▸ **GIVEN MATERIAL**
++++++++
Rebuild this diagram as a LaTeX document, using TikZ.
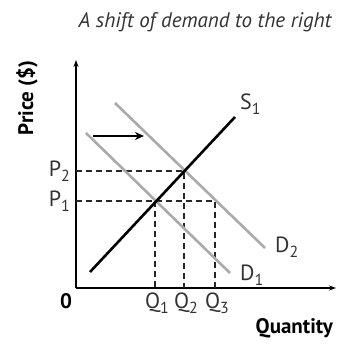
\documentclass[tikz,border=0pt]{standalone}
\usepackage{fontspec}
\setmainfont{PT Sans}
\usetikzlibrary{arrows.meta}
\definecolor{dgray}{HTML}{AAAAAA}
\definecolor{txt}{HTML}{333333}
\newcommand{\lsub}[1]{\raisebox{-5pt}{\fontsize{16}{18}\selectfont #1}}
\begin{document}
\begin{tikzpicture}[x=1pt,y=-1pt,
  axis/.style={line width=1.4pt,-{Stealth[length=7pt,width=5pt]}},
  supply/.style={line width=2.6pt,black},
  demand/.style={line width=2.6pt,dgray},
  guide/.style={line width=1.2pt,dash pattern=on 6pt off 4pt,black!85},
  lbl/.style={inner sep=0pt,text=txt,font=\fontsize{22}{24}\selectfont},
  axlbl/.style={inner sep=0pt,text=black,font=\bfseries\fontsize{21}{24}\selectfont}]
\useasboundingbox (0,0) rectangle (340,345);
% title
\node[inner sep=0pt,text=txt,font=\itshape\fontsize{21}{23}\selectfont] (title) at (205,22) {A shift of demand to the right};
% axes
\coordinate (O) at (76,288);
\coordinate (ytop) at (76,60);
\coordinate (xend) at (336,288);
\draw[axis] (O) -- (ytop);
\draw[axis] (O) -- (xend);
% key points
\coordinate (E1) at (155,201);
\coordinate (E2) at (184,171);
\coordinate (E3) at (215,201);
\coordinate (P1a) at (76,201);
\coordinate (P2a) at (76,171);
\coordinate (Q1a) at (155,288);
\coordinate (Q2a) at (184,288);
\coordinate (Q3a) at (215,288);
% guides
\draw[guide] (P2a) -- (E2) -- (Q2a);
\draw[guide] (P1a) -- (E3) -- (Q3a);
\draw[guide] (E1) -- (Q1a);
% demand curves
\coordinate (D1s) at (86,133);
\coordinate (D1e) at (230,273);
\coordinate (D2s) at (115,103);
\coordinate (D2e) at (265,248);
\draw[demand] (D1s) -- (D1e);
\draw[demand] (D2s) -- (D2e);
% supply
\coordinate (Ss) at (90,272);
\coordinate (Se) at (235,117);
\draw[supply] (Ss) -- (Se);
% shift arrow
\coordinate (As) at (93,136);
\coordinate (Ae) at (144,136);
\draw[line width=1.8pt,-{Stealth[length=9pt,width=8pt]}] (As) -- (Ae);
% labels
\node[lbl,anchor=base east] (P2) at (70,176) {P\lsub{2}};
\node[lbl,anchor=base east] (P1) at (70,206) {P\lsub{1}};
\node[lbl,anchor=base] (Q1) at (157,308) {Q\lsub{1}};
\node[lbl,anchor=base] (Q2) at (186,308) {Q\lsub{2}};
\node[lbl,anchor=base] (Q3) at (217,308) {Q\lsub{3}};
\node[lbl,anchor=base west] (S1) at (240,109) {S\lsub{1}};
\node[lbl,anchor=base west] (D1) at (240,280) {D\lsub{1}};
\node[lbl,anchor=base west] (D2) at (275,252) {D\lsub{2}};
\node[axlbl] (zero) at (66,301) {0};
\node[axlbl,anchor=base east] (qty) at (333,333) {Quantity};
\node[axlbl,rotate=90] (price) at (27,98) {Price (\$)};
\end{tikzpicture}
\end{document}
++++++++
▸ **DESCRIPTION OF THE TASK**
Copy the whole of the material above exactly, but not its images.

▸ **SOLUTION TO THIS TASK**
Rebuild this diagram as a LaTeX document, using TikZ.
\documentclass[tikz,border=0pt]{standalone}
\usepackage{fontspec}
\setmainfont{PT Sans}
\usetikzlibrary{arrows.meta}
\definecolor{dgray}{HTML}{AAAAAA}
\definecolor{txt}{HTML}{333333}
\newcommand{\lsub}[1]{\raisebox{-5pt}{\fontsize{16}{18}\selectfont #1}}
\begin{document}
\begin{tikzpicture}[x=1pt,y=-1pt,
  axis/.style={line width=1.4pt,-{Stealth[length=7pt,width=5pt]}},
  supply/.style={line width=2.6pt,black},
  demand/.style={line width=2.6pt,dgray},
  guide/.style={line width=1.2pt,dash pattern=on 6pt off 4pt,black!85},
  lbl/.style={inner sep=0pt,text=txt,font=\fontsize{22}{24}\selectfont},
  axlbl/.style={inner sep=0pt,text=black,font=\bfseries\fontsize{21}{24}\selectfont}]
\useasboundingbox (0,0) rectangle (340,345);
% title
\node[inner sep=0pt,text=txt,font=\itshape\fontsize{21}{23}\selectfont] (title) at (205,22) {A shift of demand to the right};
% axes
\coordinate (O) at (76,288);
\coordinate (ytop) at (76,60);
\coordinate (xend) at (336,288);
\draw[axis] (O) -- (ytop);
\draw[axis] (O) -- (xend);
% key points
\coordinate (E1) at (155,201);
\coordinate (E2) at (184,171);
\coordinate (E3) at (215,201);
\coordinate (P1a) at (76,201);
\coordinate (P2a) at (76,171);
\coordinate (Q1a) at (155,288);
\coordinate (Q2a) at (184,288);
\coordinate (Q3a) at (215,288);
% guides
\draw[guide] (P2a) -- (E2) -- (Q2a);
\draw[guide] (P1a) -- (E3) -- (Q3a);
\draw[guide] (E1) -- (Q1a);
% demand curves
\coordinate (D1s) at (86,133);
\coordinate (D1e) at (230,273);
\coordinate (D2s) at (115,103);
\coordinate (D2e) at (265,248);
\draw[demand] (D1s) -- (D1e);
\draw[demand] (D2s) -- (D2e);
% supply
\coordinate (Ss) at (90,272);
\coordinate (Se) at (235,117);
\draw[supply] (Ss) -- (Se);
% shift arrow
\coordinate (As) at (93,136);
\coordinate (Ae) at (144,136);
\draw[line width=1.8pt,-{Stealth[length=9pt,width=8pt]}] (As) -- (Ae);
% labels
\node[lbl,anchor=base east] (P2) at (70,176) {P\lsub{2}};
\node[lbl,anchor=base east] (P1) at (70,206) {P\lsub{1}};
\node[lbl,anchor=base] (Q1) at (157,308) {Q\lsub{1}};
\node[lbl,anchor=base] (Q2) at (186,308) {Q\lsub{2}};
\node[lbl,anchor=base] (Q3) at (217,308) {Q\lsub{3}};
\node[lbl,anchor=base west] (S1) at (240,109) {S\lsub{1}};
\node[lbl,anchor=base west] (D1) at (240,280) {D\lsub{1}};
\node[lbl,anchor=base west] (D2) at (275,252) {D\lsub{2}};
\node[axlbl] (zero) at (66,301) {0};
\node[axlbl,anchor=base east] (qty) at (333,333) {Quantity};
\node[axlbl,rotate=90] (price) at (27,98) {Price (\$)};
\end{tikzpicture}
\end{document}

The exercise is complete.